Weekly TWIST Podcast Overview
This Week's Developments
Welcome to TWIST for the week of May 10th, featuring Sarah McGahan from the Washington National Tax State and Local Tax practice.
First up today is a legislative round up. Two states- Indiana and Hawaii- have recently enacted or have legislation pending signature that would update the state’s conformity to the Internal Revenue Code. In addition, recently signed legislation in California partially conforms the state to the federal treatment of Paycheck Protection Program loans. While forgiven loans will not be included in income, “ineligible entities” will not be allowed to deduct expenses paid with forgiven loan amounts. “Ineligible entities” are certain publicly traded companies and companies that did not experience at least a 25 percent reduction in gross receipts.

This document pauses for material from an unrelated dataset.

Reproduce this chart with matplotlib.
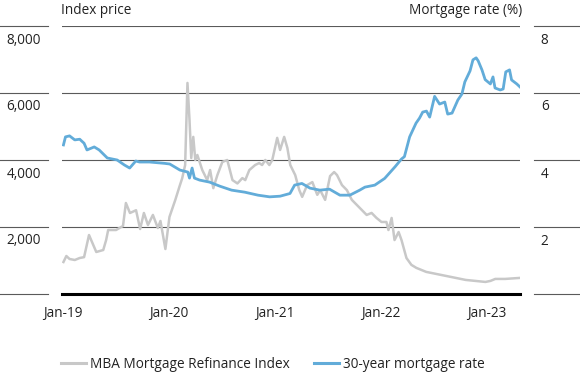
import matplotlib
matplotlib.use("Agg")
import matplotlib.pyplot as plt
import matplotlib.dates as mdates
import matplotlib.transforms as mtransforms
import pandas as pd

# MBA Mortgage Refinance Index (left axis)
refi_dates = [
    "2019-01-03", "2019-01-13", "2019-01-24", "2019-02-11", "2019-02-28", "2019-03-15",
    "2019-04-01", "2019-04-26", "2019-05-20", "2019-05-30", "2019-06-06", "2019-07-03",
    "2019-07-27", "2019-08-06", "2019-08-20", "2019-09-10", "2019-09-24", "2019-10-07",
    "2019-10-21", "2019-11-07", "2019-11-24", "2019-12-03", "2019-12-20", "2020-01-03",
    "2020-01-23", "2020-02-06", "2020-02-16", "2020-02-26", "2020-03-05", "2020-03-12",
    "2020-03-18", "2020-03-25", "2020-04-01", "2020-04-08", "2020-04-25", "2020-05-12",
    "2020-05-22", "2020-06-02", "2020-06-16", "2020-07-03", "2020-07-20", "2020-08-07",
    "2020-08-24", "2020-09-10", "2020-09-20", "2020-10-04", "2020-10-24", "2020-11-07",
    "2020-11-17", "2020-11-28", "2020-12-12", "2020-12-22", "2021-01-08", "2021-01-18",
    "2021-02-01", "2021-02-12", "2021-02-22", "2021-03-11", "2021-03-25", "2021-04-04",
    "2021-04-21", "2021-05-09", "2021-05-26", "2021-06-05", "2021-06-22", "2021-07-09",
    "2021-07-23", "2021-08-02", "2021-08-19", "2021-09-05", "2021-09-22", "2021-10-09",
    "2021-10-26", "2021-11-12", "2021-11-29", "2021-12-16", "2022-01-02", "2022-01-19",
    "2022-01-26", "2022-02-06", "2022-02-16", "2022-03-02", "2022-03-12", "2022-03-29",
    "2022-04-15", "2022-05-02", "2022-06-05", "2022-07-09", "2022-08-12", "2022-09-15",
    "2022-10-19", "2022-11-22", "2022-12-26", "2023-01-12", "2023-01-29", "2023-03-04",
    "2023-04-20",
]
refi_values = [
    955, 1134, 1045, 1015, 1075, 1100,
    1761, 1254, 1313, 1612, 1910, 1910,
    2030, 2716, 2418, 2500, 1940, 2418,
    2060, 2360, 1970, 2180, 1343, 2300,
    2806, 3194, 3460, 3850, 6300, 5200,
    4060, 4690, 4000, 4150, 3700, 3400,
    3700, 3160, 3550, 3940, 4000, 3400,
    3300, 3460, 3400, 3700, 3850, 3910,
    3850, 4000, 3850, 4000, 4660, 4300,
    4690, 4360, 3850, 3550, 3100, 2900,
    3250, 3340, 2960, 3100, 2810, 3520,
    3640, 3550, 3250, 3100, 2810, 2660,
    2510, 2360, 2420, 2270, 2150, 2150,
    1910, 2270, 1610, 1850, 1610, 1075,
    870, 780, 660, 600, 540, 480,
    420, 390, 360, 390, 450, 450,
    478,
]

# 30-year mortgage rate (right axis, %)
rate_dates = [
    "2019-01-03", "2019-01-10", "2019-01-24", "2019-02-11", "2019-02-28", "2019-03-15",
    "2019-03-25", "2019-04-19", "2019-05-06", "2019-06-03", "2019-07-07", "2019-08-01",
    "2019-08-19", "2019-09-09", "2019-09-22", "2019-10-26", "2019-12-17", "2020-01-04",
    "2020-02-08", "2020-03-06", "2020-03-12", "2020-03-21", "2020-03-29", "2020-04-16",
    "2020-05-20", "2020-06-24", "2020-08-04", "2020-09-18", "2020-11-03", "2020-12-13",
    "2021-01-18", "2021-02-21", "2021-03-09", "2021-04-03", "2021-05-01", "2021-06-04",
    "2021-07-07", "2021-08-12", "2021-09-15", "2021-10-19", "2021-11-06", "2021-12-10",
    "2022-01-13", "2022-02-18", "2022-03-12", "2022-03-22", "2022-04-09", "2022-05-01",
    "2022-05-13", "2022-05-24", "2022-06-06", "2022-06-17", "2022-07-04", "2022-07-21",
    "2022-08-08", "2022-08-18", "2022-09-02", "2022-09-22", "2022-10-06", "2022-10-16",
    "2022-11-03", "2022-11-13", "2022-11-24", "2022-12-01", "2022-12-14", "2022-12-25",
    "2023-01-12", "2023-01-21", "2023-01-28", "2023-02-15", "2023-02-25", "2023-03-06",
    "2023-03-19", "2023-03-26", "2023-04-13", "2023-04-24",
]
rate_values = [
    4.45, 4.69, 4.72, 4.60, 4.62, 4.50,
    4.30, 4.39, 4.30, 4.06, 4.00, 3.85,
    3.76, 3.97, 3.94, 3.94, 3.90, 3.88,
    3.70, 3.64, 3.46, 3.76, 3.46, 3.40,
    3.34, 3.22, 3.10, 3.04, 2.95, 2.90,
    2.92, 3.00, 3.25, 3.30, 3.16, 3.10,
    3.13, 2.95, 2.95, 3.10, 3.19, 3.25,
    3.45, 3.80, 4.03, 4.10, 4.69, 5.10,
    5.25, 5.43, 5.46, 5.28, 5.90, 5.67,
    5.73, 5.37, 5.40, 5.79, 5.97, 6.33,
    6.66, 6.99, 7.05, 6.96, 6.69, 6.40,
    6.27, 6.48, 6.15, 6.09, 6.12, 6.63,
    6.69, 6.39, 6.27, 6.18,
]

left_ticks = [2000, 4000, 6000, 8000]
right_ticks = [2, 4, 6, 8]
year_ticks = ["2019-01-01", "2020-01-01", "2021-01-01", "2022-01-01", "2023-01-01"]

GRAY = "#c8c8c8"
BLUE = "#62acd9"
GRID = "#5a5a5a"
TXT = "#222222"
FS = 9.8

plt.rcParams["font.family"] = ["Open Sans", "DejaVu Sans"]
plt.rcParams["font.size"] = FS

refi_x = pd.to_datetime(refi_dates)
rate_x = pd.to_datetime(rate_dates)

fig = plt.figure(figsize=(5.8, 3.74), dpi=100)
W, H = 580, 374
ax = fig.add_axes([62 / W, 1 - 294 / H, (520 - 62) / W, (294 - 26) / H])
ax2 = ax.twinx()

ax.set_ylim(0, 8000)
ax2.set_ylim(0, 8)
ax.set_xlim(pd.Timestamp("2018-12-29"), pd.Timestamp("2023-04-24"))

ax.plot(refi_x, refi_values, color=GRAY, lw=1.8, zorder=3)
ax2.plot(rate_x, rate_values, color=BLUE, lw=2.0, zorder=3)

# gridlines, extended past the axes on both sides (with gaps)
trans = mtransforms.blended_transform_factory(fig.transFigure, ax.transData)
for v in left_ticks + [0]:
    if v > 0:
        ax.axhline(v, color=GRID, lw=0.8, zorder=1)
    ax.plot([0, 48 / W], [v, v], transform=trans, color=GRID, lw=0.8, clip_on=False)
    ax.plot([534 / W, 1], [v, v], transform=trans, color=GRID, lw=0.8, clip_on=False)

for a in (ax, ax2):
    for s in a.spines.values():
        s.set_visible(False)
ax.spines["bottom"].set_visible(True)
ax.spines["bottom"].set_linewidth(2.2)
ax.spines["bottom"].set_color("black")
ax.spines["bottom"].set_zorder(5)

# y labels sit just below their gridline (~12 px)
shift = mtransforms.ScaledTranslation(0, -12 / 100, fig.dpi_scale_trans)

ax.set_yticks(left_ticks)
ax.set_yticklabels([f"{v:,}" for v in left_ticks])
ax.tick_params(axis="y", length=0, pad=15, labelsize=FS, labelcolor=TXT)
for lab in ax.get_yticklabels():
    lab.set_transform(lab.get_transform() + shift)

ax2.set_yticks(right_ticks)
ax2.set_yticklabels([str(v) for v in right_ticks])
ax2.tick_params(axis="y", length=0, pad=15, labelsize=FS, labelcolor=TXT)
for lab in ax2.get_yticklabels():
    lab.set_transform(lab.get_transform() + shift)

ax.set_xticks(pd.to_datetime(year_ticks))
ax.xaxis.set_major_formatter(mdates.DateFormatter("%b-%y"))
ax.tick_params(axis="x", length=0, pad=9, labelsize=FS, labelcolor=TXT)

fig.text(61 / W, 1 - 11 / H, "Index price", ha="left", va="center", fontsize=FS, color=TXT)
fig.text(522 / W, 1 - 11 / H, "Mortgage rate (%)", ha="right", va="center", fontsize=FS, color=TXT)

handles = [
    plt.Line2D([], [], color=GRAY, lw=2.2),
    plt.Line2D([], [], color=BLUE, lw=2.2),
]
fig.legend(handles, ["MBA Mortgage Refinance Index", "30-year mortgage rate"],
           loc="center left", bbox_to_anchor=(49 / W, 1 - 364 / H), ncol=2,
           frameon=False, handlelength=1.8, handletextpad=0.3, columnspacing=1.8,
           fontsize=FS, labelcolor=TXT)

fig.savefig("out.png", dpi=100)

Staying on the west coast, the regulatory project to adopt revisions to California’s market-based sourcing regulation remains ongoing and there is uncertainty as to what tax years the revised regulation (once finalized) will apply. The FTB recently announced that 2020 tax returns are not required to be prepared in accordance with the proposed changes to the market-based sourcing regulation.

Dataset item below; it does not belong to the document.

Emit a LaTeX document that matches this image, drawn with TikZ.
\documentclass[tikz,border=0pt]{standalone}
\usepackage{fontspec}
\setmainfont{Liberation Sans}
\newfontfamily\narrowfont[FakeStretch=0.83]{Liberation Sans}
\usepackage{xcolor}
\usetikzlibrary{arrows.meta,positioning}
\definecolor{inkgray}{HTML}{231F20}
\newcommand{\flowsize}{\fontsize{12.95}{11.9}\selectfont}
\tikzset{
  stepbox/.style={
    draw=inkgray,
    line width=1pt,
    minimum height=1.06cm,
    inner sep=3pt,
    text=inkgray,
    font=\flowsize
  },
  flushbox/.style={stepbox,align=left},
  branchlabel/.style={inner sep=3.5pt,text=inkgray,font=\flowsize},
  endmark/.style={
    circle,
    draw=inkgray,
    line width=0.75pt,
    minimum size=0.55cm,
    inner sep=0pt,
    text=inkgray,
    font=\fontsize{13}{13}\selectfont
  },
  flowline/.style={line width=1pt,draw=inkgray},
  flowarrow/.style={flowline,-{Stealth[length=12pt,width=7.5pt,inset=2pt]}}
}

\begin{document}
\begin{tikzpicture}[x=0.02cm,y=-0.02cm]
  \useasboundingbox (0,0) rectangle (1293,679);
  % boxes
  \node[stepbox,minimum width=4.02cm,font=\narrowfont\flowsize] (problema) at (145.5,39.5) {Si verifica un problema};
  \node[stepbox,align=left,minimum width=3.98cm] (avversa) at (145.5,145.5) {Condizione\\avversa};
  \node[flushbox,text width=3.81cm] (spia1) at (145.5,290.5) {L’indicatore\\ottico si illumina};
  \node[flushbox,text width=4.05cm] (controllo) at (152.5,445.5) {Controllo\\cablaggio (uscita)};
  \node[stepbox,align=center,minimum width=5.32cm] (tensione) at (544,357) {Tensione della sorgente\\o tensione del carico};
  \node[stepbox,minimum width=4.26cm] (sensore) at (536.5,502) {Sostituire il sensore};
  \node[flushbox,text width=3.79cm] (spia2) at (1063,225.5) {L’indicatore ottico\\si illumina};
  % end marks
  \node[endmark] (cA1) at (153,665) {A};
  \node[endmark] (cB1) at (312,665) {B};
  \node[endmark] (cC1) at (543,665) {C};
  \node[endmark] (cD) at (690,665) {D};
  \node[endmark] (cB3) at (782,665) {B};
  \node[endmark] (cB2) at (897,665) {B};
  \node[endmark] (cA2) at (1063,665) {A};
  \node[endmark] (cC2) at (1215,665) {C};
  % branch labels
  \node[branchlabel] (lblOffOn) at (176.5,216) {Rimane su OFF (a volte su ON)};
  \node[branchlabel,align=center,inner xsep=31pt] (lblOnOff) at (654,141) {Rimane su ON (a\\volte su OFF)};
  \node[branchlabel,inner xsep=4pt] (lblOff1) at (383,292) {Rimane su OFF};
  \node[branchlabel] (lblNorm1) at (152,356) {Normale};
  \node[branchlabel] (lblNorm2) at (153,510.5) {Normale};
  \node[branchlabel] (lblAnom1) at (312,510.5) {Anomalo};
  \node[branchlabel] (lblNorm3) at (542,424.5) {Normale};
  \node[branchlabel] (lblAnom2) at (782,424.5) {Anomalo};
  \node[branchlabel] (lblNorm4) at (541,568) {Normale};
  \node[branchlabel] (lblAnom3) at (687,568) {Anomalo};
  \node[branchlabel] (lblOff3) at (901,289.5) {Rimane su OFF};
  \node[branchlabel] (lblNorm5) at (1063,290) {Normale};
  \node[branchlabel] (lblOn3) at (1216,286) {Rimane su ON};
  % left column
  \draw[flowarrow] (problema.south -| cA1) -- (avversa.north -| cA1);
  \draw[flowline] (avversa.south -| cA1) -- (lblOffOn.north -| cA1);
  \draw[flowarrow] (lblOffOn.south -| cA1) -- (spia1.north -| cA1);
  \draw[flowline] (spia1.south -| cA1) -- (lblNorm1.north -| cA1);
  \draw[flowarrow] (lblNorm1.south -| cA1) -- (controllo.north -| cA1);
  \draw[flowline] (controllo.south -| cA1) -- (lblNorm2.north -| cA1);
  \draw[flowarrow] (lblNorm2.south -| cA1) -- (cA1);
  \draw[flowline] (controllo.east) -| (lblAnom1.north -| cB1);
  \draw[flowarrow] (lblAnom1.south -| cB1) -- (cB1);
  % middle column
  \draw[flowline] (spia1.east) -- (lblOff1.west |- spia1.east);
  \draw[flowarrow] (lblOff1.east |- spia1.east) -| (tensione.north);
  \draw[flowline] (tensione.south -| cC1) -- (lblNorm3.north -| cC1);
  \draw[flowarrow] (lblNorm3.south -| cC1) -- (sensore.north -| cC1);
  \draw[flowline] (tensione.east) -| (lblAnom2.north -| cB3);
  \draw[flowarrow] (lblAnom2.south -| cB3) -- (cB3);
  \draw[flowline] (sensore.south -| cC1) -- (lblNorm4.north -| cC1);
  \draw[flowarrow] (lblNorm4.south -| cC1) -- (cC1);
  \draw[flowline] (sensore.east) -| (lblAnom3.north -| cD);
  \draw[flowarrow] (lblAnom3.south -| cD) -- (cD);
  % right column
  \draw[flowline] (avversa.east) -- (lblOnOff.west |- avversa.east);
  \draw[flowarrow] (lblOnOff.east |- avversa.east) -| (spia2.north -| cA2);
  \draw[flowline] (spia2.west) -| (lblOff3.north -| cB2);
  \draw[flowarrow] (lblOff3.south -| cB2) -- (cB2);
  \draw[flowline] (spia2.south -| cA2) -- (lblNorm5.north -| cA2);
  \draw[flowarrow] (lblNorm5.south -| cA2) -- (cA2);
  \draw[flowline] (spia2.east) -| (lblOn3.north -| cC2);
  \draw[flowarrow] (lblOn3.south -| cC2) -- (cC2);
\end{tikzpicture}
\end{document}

Finally, a decision from the Maine Supreme Court addressed whether a hypothetical federal net operating loss could be carried forward as a deduction against a unitary group’s state income tax liability. At the federal level, there was no actual loss because the unitary loss was offset by nonunitary income – income derived from outside the group’s unitary business. The taxpayer argued that disallowance of this hypothetical net operating loss deduction resulted in an unconstitutional indirect tax on its nonunitary income that was not allowed. The Maine high court rejected the taxpayer’s position on the basis that it was seeking to create a new Maine deduction not authorized by law or required under the Constitution.